Source code of charts:
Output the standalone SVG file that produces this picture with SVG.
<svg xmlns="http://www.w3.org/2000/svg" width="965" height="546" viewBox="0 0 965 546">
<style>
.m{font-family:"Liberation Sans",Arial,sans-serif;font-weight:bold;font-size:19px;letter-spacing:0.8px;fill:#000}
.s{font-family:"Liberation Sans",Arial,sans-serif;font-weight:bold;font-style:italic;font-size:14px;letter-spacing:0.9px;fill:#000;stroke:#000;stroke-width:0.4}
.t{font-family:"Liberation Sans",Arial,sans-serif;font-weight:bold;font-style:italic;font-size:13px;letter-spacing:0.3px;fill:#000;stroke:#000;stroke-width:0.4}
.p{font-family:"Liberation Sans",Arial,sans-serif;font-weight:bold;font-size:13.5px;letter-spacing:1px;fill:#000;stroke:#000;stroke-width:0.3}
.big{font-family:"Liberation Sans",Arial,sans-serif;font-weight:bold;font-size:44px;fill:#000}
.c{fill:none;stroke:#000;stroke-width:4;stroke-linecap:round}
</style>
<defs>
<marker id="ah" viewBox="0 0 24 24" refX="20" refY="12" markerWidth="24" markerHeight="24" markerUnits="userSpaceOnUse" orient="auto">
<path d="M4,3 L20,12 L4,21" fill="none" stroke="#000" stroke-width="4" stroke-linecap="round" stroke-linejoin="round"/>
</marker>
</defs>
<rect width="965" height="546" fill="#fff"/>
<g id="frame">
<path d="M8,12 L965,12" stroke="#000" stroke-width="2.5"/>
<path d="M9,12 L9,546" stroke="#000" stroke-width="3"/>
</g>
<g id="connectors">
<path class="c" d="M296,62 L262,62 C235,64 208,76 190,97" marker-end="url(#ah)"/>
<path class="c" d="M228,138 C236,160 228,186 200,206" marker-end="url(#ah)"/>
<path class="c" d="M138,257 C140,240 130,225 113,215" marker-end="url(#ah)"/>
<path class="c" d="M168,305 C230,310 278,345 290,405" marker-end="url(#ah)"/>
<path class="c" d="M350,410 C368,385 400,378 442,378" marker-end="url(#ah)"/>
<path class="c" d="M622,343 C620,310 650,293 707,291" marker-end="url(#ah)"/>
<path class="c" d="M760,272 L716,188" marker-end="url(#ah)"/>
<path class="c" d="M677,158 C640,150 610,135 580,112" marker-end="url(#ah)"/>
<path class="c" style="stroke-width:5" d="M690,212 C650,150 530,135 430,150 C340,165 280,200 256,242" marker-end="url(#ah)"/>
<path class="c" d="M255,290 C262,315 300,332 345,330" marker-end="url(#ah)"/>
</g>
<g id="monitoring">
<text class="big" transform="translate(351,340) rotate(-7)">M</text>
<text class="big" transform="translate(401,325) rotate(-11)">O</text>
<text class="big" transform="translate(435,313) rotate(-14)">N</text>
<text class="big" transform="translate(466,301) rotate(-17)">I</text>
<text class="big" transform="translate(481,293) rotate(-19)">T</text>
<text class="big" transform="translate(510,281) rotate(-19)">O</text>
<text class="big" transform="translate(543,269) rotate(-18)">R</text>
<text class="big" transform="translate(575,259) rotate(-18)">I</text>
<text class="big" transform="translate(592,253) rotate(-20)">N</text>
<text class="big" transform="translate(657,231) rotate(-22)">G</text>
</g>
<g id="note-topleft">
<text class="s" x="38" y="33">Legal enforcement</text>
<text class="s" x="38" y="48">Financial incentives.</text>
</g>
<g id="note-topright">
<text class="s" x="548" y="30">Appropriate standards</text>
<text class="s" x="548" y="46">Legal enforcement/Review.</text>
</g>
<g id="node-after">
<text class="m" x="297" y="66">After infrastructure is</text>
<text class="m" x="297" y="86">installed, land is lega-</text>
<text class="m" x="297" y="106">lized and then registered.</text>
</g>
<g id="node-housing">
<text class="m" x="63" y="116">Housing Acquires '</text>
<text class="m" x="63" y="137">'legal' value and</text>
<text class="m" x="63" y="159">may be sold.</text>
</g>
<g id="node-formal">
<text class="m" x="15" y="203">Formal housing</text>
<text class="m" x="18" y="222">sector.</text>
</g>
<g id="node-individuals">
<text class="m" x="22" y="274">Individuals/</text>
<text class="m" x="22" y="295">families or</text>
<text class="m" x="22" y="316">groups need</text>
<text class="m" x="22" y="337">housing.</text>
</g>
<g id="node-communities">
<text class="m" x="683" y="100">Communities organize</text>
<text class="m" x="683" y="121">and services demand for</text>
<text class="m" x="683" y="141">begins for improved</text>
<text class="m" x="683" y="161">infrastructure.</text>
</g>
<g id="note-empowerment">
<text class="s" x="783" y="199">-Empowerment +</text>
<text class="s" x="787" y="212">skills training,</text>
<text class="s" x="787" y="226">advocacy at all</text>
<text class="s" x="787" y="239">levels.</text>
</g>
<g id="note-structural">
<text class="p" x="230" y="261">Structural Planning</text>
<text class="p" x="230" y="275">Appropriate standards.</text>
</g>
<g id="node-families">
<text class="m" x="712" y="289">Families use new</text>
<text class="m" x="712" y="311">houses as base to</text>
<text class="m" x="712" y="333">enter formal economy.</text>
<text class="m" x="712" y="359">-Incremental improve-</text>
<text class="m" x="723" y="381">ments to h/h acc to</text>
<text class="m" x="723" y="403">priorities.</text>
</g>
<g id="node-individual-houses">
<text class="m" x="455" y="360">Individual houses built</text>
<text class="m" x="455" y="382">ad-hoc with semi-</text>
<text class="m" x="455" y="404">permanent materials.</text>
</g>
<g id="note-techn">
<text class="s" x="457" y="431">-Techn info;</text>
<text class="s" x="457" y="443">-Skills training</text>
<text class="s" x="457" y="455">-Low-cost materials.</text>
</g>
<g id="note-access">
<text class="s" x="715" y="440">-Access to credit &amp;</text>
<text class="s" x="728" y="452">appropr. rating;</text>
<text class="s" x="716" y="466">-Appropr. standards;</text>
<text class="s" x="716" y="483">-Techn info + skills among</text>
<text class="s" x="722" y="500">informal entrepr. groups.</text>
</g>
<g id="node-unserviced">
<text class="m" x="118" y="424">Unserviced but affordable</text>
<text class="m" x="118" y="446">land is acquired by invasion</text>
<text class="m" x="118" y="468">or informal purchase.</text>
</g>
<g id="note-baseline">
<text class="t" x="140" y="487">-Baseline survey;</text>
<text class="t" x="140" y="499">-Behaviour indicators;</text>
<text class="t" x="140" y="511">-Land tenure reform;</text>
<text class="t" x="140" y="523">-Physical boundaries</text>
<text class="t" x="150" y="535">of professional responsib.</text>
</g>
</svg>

==

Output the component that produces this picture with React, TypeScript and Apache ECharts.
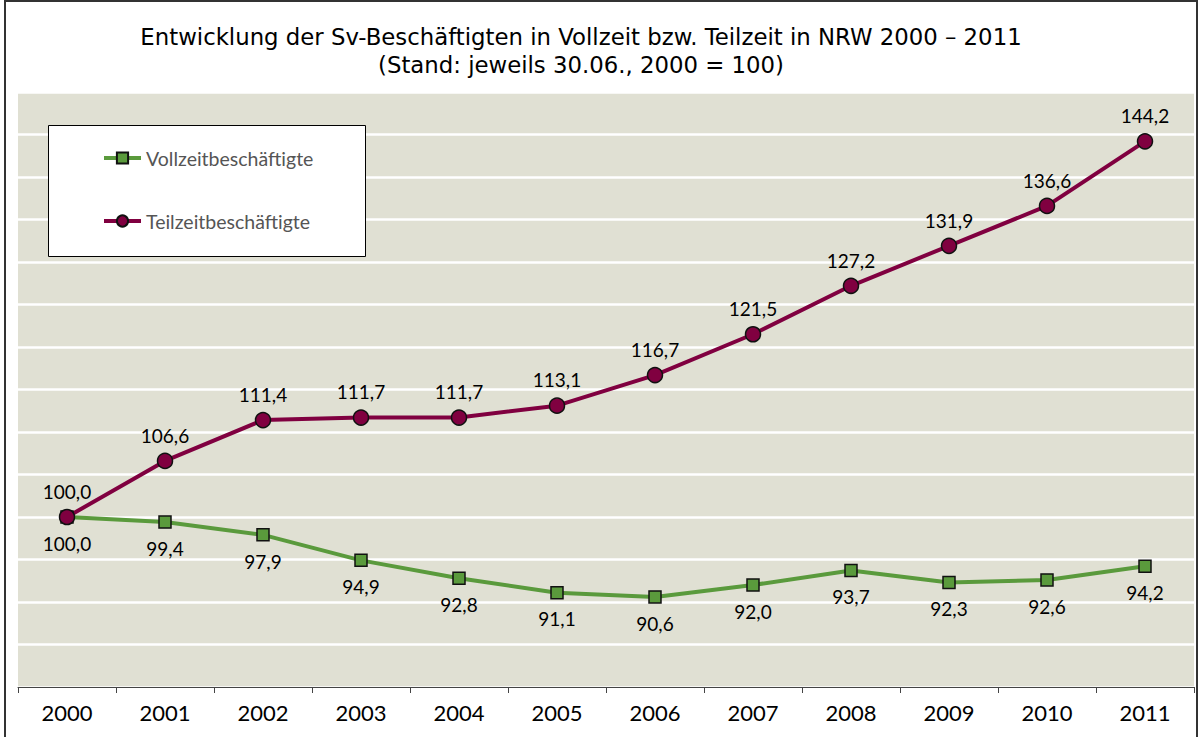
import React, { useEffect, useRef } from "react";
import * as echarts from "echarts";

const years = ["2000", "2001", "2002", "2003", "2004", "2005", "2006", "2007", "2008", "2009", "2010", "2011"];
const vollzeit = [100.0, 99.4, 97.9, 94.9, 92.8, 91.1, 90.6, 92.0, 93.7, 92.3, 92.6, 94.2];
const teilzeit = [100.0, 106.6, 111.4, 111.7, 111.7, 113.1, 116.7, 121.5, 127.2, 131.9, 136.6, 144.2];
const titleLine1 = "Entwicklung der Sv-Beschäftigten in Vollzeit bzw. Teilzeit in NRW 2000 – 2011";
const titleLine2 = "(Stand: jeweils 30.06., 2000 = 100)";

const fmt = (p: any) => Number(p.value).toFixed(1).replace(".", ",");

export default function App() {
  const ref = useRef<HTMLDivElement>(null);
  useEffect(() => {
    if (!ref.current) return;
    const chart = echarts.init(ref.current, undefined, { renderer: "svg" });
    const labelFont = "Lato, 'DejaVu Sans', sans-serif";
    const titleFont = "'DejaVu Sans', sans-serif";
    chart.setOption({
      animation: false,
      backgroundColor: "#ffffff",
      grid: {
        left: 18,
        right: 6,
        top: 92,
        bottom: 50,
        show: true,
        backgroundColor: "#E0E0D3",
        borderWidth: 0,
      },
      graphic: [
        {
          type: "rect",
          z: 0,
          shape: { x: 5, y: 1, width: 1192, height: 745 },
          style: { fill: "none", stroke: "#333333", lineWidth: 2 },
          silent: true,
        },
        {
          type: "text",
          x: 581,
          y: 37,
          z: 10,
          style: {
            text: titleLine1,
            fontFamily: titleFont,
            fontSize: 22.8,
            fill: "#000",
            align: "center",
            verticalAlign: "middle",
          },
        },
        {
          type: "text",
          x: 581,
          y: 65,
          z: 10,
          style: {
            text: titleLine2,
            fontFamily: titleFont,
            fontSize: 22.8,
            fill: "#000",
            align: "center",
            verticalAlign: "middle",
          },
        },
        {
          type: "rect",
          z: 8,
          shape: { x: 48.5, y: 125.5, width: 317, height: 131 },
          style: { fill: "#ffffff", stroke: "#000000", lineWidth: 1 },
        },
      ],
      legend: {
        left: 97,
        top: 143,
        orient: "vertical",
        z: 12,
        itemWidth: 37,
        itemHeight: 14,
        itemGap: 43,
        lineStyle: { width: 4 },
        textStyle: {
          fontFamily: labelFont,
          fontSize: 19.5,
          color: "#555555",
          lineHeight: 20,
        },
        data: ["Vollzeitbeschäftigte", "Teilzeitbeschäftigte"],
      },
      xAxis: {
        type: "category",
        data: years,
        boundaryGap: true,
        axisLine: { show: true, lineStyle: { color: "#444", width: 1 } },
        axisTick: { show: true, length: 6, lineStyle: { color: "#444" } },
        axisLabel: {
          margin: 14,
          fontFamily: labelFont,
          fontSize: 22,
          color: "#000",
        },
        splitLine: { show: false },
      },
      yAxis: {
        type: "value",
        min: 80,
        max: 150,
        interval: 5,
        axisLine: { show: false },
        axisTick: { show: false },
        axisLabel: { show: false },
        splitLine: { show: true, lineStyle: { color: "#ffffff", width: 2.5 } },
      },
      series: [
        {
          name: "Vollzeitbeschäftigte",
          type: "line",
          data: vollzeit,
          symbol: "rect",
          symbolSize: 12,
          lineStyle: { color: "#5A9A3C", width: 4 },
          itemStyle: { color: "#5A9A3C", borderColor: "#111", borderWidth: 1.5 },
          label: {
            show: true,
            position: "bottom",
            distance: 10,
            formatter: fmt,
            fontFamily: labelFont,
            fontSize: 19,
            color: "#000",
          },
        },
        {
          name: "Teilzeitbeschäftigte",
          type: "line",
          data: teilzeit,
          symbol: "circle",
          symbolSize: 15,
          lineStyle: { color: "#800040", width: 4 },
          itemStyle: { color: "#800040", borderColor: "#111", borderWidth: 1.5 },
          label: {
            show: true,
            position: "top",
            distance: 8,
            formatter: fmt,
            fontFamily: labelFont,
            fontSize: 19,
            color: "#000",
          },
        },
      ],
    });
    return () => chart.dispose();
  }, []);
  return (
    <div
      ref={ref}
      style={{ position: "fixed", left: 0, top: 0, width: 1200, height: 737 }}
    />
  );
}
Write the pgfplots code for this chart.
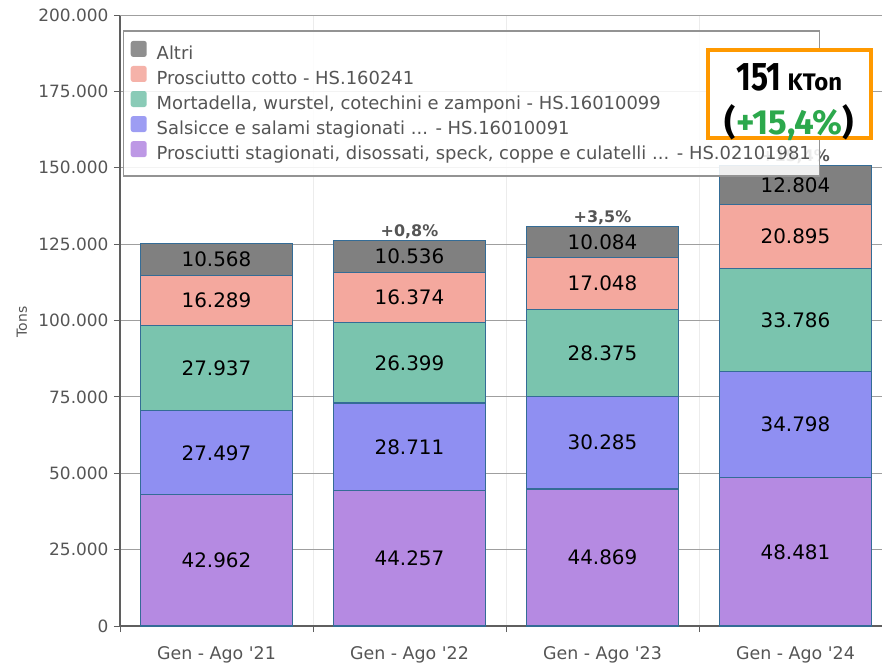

### TASK INSTRUCTIONS
Return each line with "this".

### EXERCISE ANSWER
Output the standalone SVG file that produces this picture with SVG.
Output the component that produces this picture with React, TypeScript and Apache ECharts.
Write the pgfplots code for this chart.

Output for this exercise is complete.